Dataset items:

>> START

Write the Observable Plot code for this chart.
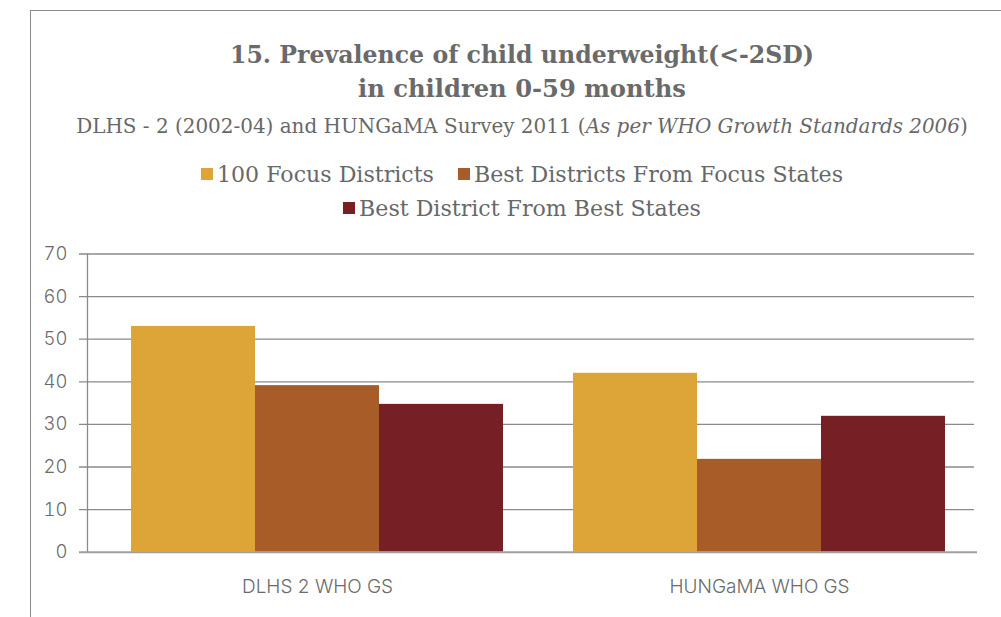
<!DOCTYPE html>
<html>
<head>
<meta charset="utf-8">
<script src="https://cdn.jsdelivr.net/npm/d3@7"></script>
<script src="https://cdn.jsdelivr.net/npm/@observablehq/plot@0.6"></script>
<style>
  html, body { margin: 0; padding: 0; background: #fff; width: 1001px; height: 617px; overflow: hidden; }
  #frame { position: absolute; left: 30px; top: 10px; width: 1000px; height: 700px;
           border-left: 1px solid #8a8a8a; border-top: 1px solid #8a8a8a; }
  #header { position: relative; height: 235px; }
  .line { position: absolute; left: 30px; width: 984px; text-align: center; white-space: nowrap;
          font-family: "DejaVu Serif", "Liberation Serif", serif; line-height: 1; color: #686868; }
  .title { font-weight: bold; font-size: 24px; color: #6a6a6a; }
  .sub { font-size: 20px; }
  .legend { font-size: 22px; }
  .sw { display: inline-block; width: 12px; height: 12px; margin-right: 4px; vertical-align: 2px; }
  .gap { display: inline-block; width: 24px; }
  #chart { position: absolute; left: 0; top: 235px; }
  #chart svg text { font-weight: 300; }
</style>
</head>
<body>
<div id="frame"></div>
<div id="header">
  <div class="line title" data-w="584" data-b="63.5"><span>15. Prevalence of child underweight(&lt;-2SD)</span></div>
  <div class="line title" data-w="328" data-b="98"><span>in children 0-59 months</span></div>
  <div class="line sub" data-w="892" data-b="134"><span>DLHS - 2 (2002-04) and HUNGaMA Survey 2011 (<i>As per WHO Growth Standards 2006</i>)</span></div>
  <div class="line legend" id="leg1" data-w="642" data-b="181.5"><span></span></div>
  <div class="line legend" id="leg2" data-b="216"><span></span></div>
</div>
<div id="chart"></div>
<script>
// ---- data ----
const groups = ["DLHS 2 WHO GS", "HUNGaMA WHO GS"];
const series = ["100 Focus Districts", "Best Districts From Focus States", "Best District From Best States"];
const focus100 = [53, 42];
const bestFocusStates = [39.1, 21.8];
const bestBestStates = [34.7, 31.9];
const yTicks = [0, 10, 20, 30, 40, 50, 60, 70];
const colors = ["#DDA537", "#A85C28", "#761F24"];

// ---- layout constants (in bar-width units) ----
const groupGap = 70 / 124;
const padLeft = 44 / 124;
const padRight = 32 / 124;

const valuesBySeries = [focus100, bestFocusStates, bestBestStates];
const data = groups.flatMap((g, gi) => series.map((s, si) => ({
  group: g, series: s, value: valuesBySeries[si][gi],
  x1: gi * (3 + groupGap) + si, x2: gi * (3 + groupGap) + si + 1
})));
const centers = groups.map((g, gi) => gi * (3 + groupGap) + 1.5);
const xMin = -padLeft;
const xMax = groups.length * 3 + (groups.length - 1) * groupGap + padRight;

// ---- legend ----
function legendItem(i) {
  return `<span class="sw" style="background:${colors[i]}"></span>${series[i]}`;
}
document.querySelector("#leg1 span").innerHTML = legendItem(0) + '<span class="gap"></span>' + legendItem(1);
document.querySelector("#leg2 span").innerHTML = legendItem(2);

// ---- fit header text widths ----
function fit(el, fsForce) {
  const span = el.firstElementChild;
  let fs = parseFloat(getComputedStyle(el).fontSize);
  if (fsForce) { fs = fsForce; el.style.fontSize = fs + "px"; }
  else if (el.dataset.w) {
    for (let k = 0; k < 3; k++) {
      const w = span.getBoundingClientRect().width;
      fs = fs * (+el.dataset.w) / w;
      el.style.fontSize = fs + "px";
    }
  }
  el.style.top = (+el.dataset.b - 0.846 * fs) + "px";
  return fs;
}
document.querySelectorAll(".line").forEach(el => { if (el.id !== "leg2") fit(el); });
fit(document.getElementById("leg2"), parseFloat(document.getElementById("leg1").style.fontSize));

// ---- chart ----
const chart = Plot.plot({
  width: 1001,
  height: 382,
  marginTop: 18.5,
  marginBottom: 65.3,
  marginLeft: 87,
  marginRight: 24,
  style: { fontFamily: "Inter, Lato, sans-serif", color: "#6b6b6b", background: "transparent" },
  x: { type: "linear", domain: [xMin, xMax], axis: null },
  y: { domain: [0, 70], axis: null },
  color: { domain: series, range: colors },
  marks: [
    Plot.ruleY(yTicks.filter(d => d > 0), { stroke: "#8a8a8a", strokeWidth: 1.3, insetLeft: -8, insetRight: 3 }),
    Plot.rect(data, { x1: "x1", x2: "x2", y1: 0, y2: "value", fill: "series" }),
    Plot.ruleY([0], { stroke: "#a0a0a0", strokeWidth: 2, insetLeft: -8 }),
    Plot.ruleX([xMin], { y1: 0, y2: 70, stroke: "#8a8a8a", strokeWidth: 1.3 }),
    Plot.axisY({ ticks: yTicks, tickSize: 0, tickPadding: 20, fontSize: 18.5, color: "#6b6b6b", label: null,
                 letterSpacing: "0.5px" }),
    Plot.axisX({ ticks: centers, tickFormat: d => groups[centers.indexOf(d)], tickSize: 0, tickPadding: 27,
                 fontSize: 19, color: "#6b6b6b", label: null, letterSpacing: "0.6px" })
  ]
});
document.getElementById("chart").append(chart);
</script>
</body>
</html>
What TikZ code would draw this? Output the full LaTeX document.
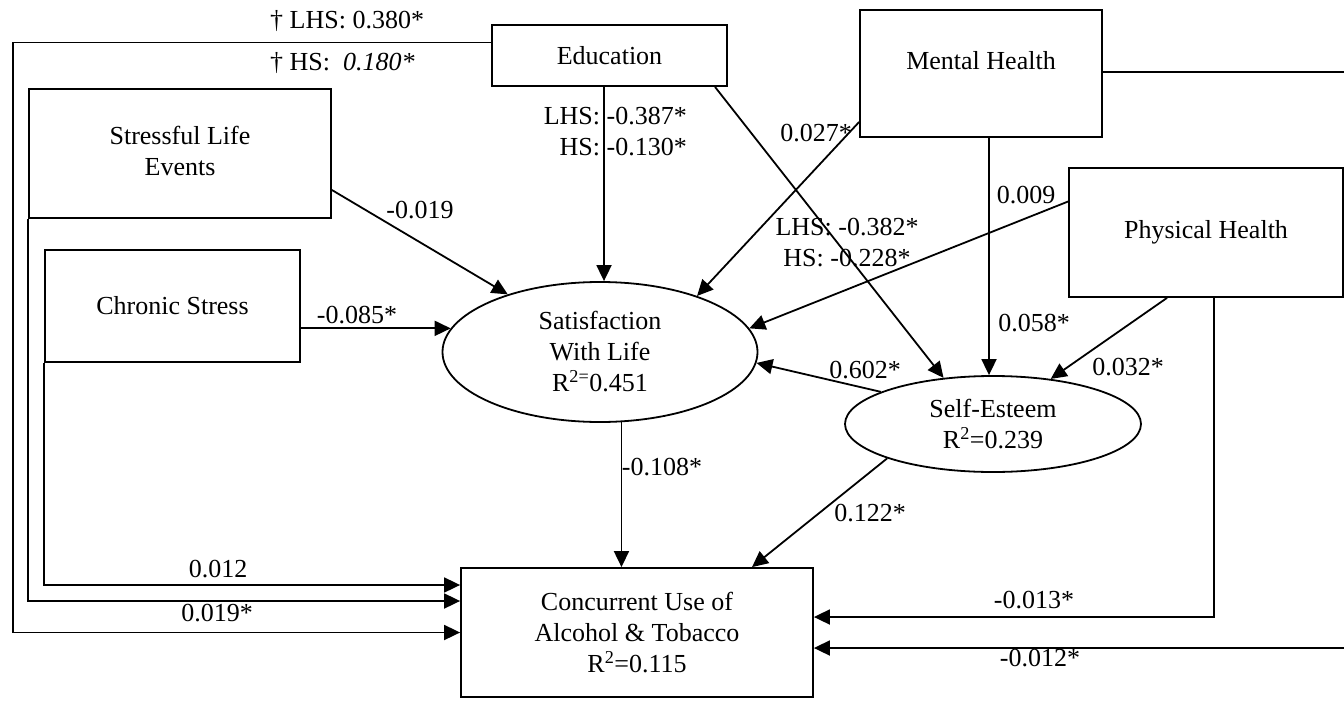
\documentclass[tikz,border=0pt]{standalone}
\usepackage{fontspec}
\setmainfont{Liberation Serif}
\usetikzlibrary{shapes.geometric,arrows.meta}

\tikzset{
  varbox/.style={draw, rectangle, line width=1.8pt, align=center, inner sep=0pt},
  latent/.style={draw, ellipse, line width=1.8pt, align=center, inner sep=0pt},
  effect/.style={line width=1.8pt, -{Triangle[length=16pt,width=15pt]}},
  coef/.style={inner sep=0pt, align=center}
}

\begin{document}
\begin{tikzpicture}[x=1pt, y=-1pt, font=\fontsize{26}{31}\selectfont]
\useasboundingbox (0,0) rectangle (1344,704);
% observed and latent variables
\node[varbox, minimum width=235pt, minimum height=61pt] (edu) at (609.5,55.5) {Education};
\node[varbox, minimum width=242pt, minimum height=127pt] (mh) at (981,73.5) {\raisebox{26pt}{Mental Health}};
\node[varbox, minimum width=274pt, minimum height=129pt] (ph) at (1206,232.5) {Physical Health};
\node[varbox, minimum width=302pt, minimum height=129pt] (sle) at (180,153.5) {\raisebox{6pt}{Stressful Life}\\\raisebox{6pt}{Events}};
\node[varbox, minimum width=255pt, minimum height=112pt] (cs) at (172.5,306) {Chronic Stress};
\node[latent, minimum width=315pt, minimum height=140pt] (sat) at (600,352) {Satisfaction\\With Life\\R\textsuperscript{2=}0.451};
\node[latent, minimum width=296pt, minimum height=96pt] (se) at (993,424) {Self-Esteem\\R\textsuperscript{2}=0.239};
\node[varbox, minimum width=352pt, minimum height=129pt] (conc) at (637,632.5) {Concurrent Use of\\Alcohol \& Tobacco\\R\textsuperscript{2}=0.115};

% paths
\draw[effect] ([xshift=-5.5pt]edu.south) -- ([xshift=-5.5pt]edu.south |- sat.north);
\draw[effect] ([xshift=105.5pt]edu.south) -- (se.137);
\draw[effect] ([yshift=-36.5pt]sle.east) -- (sat.148.5);
\draw[effect] (sat.171.6 -| cs.east) -- (sat.171.6);
\draw[effect] ([yshift=-48.5pt]mh.west) -- (sat.30);
\draw[effect] ([yshift=31pt]ph.west) -- (sat.9.5);
\draw[effect] ([xshift=8pt]mh.south) -- ([xshift=8pt]mh.south |- se.north);
\draw[effect] ([xshift=-39pt]ph.south) -- (se.38);
\draw[effect] (se.164.5) -- (sat.-4);
\draw[effect] (sat.-73.2) -- (sat.-73.2 |- conc.north);
\draw[effect] (se.198.6) -- ([xshift=115pt]conc.north);
\draw[effect] (cs.south west) |- ([yshift=47.5pt]conc.west);
\draw[effect] (sle.south west) |- ([yshift=31.5pt]conc.west);
\draw[effect] ([yshift=13pt]edu.west) -| (conc.west -| 13,0) -- (conc.west);
\draw[effect] ([xshift=8pt]ph.south) |- ([yshift=15.5pt]conc.east);
\draw[effect] ([yshift=1.5pt]mh.east) -- ([yshift=1.5pt]mh.east -| 1360,0) |- ([yshift=-15.5pt]conc.east);

% coefficients
\node[coef, anchor=west] (l-edu-top) at (270,21) {† LHS: 0.380*};
\node[coef, anchor=west] (l-edu-bot) at (270,63) {† HS:\enspace\textit{0.180*}};
\node[coef, align=right, anchor=east] (l-edu-sat) at (687,132) {LHS: -0.387*\\HS: -0.130*};
\node[coef] (l-edu-se) at (847,243) {LHS: -0.382*\\HS: -0.228*};
\node[coef] (l-mh-sat) at (816,133) {0.027*};
\node[coef] (l-ph-sat) at (1026,195) {0.009};
\node[coef] (l-mh-se) at (1034,323) {0.058*};
\node[coef] (l-ph-se) at (1128,367) {0.032*};
\node[coef] (l-se-sat) at (865,370) {0.602*};
\node[coef] (l-sle) at (420,210) {-0.019};
\node[coef] (l-cs) at (357,315) {-0.085*};
\node[coef] (l-sat-conc) at (662,467) {-0.108*};
\node[coef] (l-se-conc) at (870,513) {0.122*};
\node[coef] (l-cs-conc) at (218,569) {0.012};
\node[coef] (l-sle-conc) at (217,613) {0.019*};
\node[coef] (l-ph-conc) at (1034,600) {-0.013*};
\node[coef] (l-mh-conc) at (1040,658) {-0.012*};
\end{tikzpicture}
\end{document}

>> END

EXERCISE DIRECTIONS:
Copy all lines from the entries that contain the word "code".

THE SOLUTION:
Write the Observable Plot code for this chart.
What TikZ code would draw this? Output the full LaTeX document.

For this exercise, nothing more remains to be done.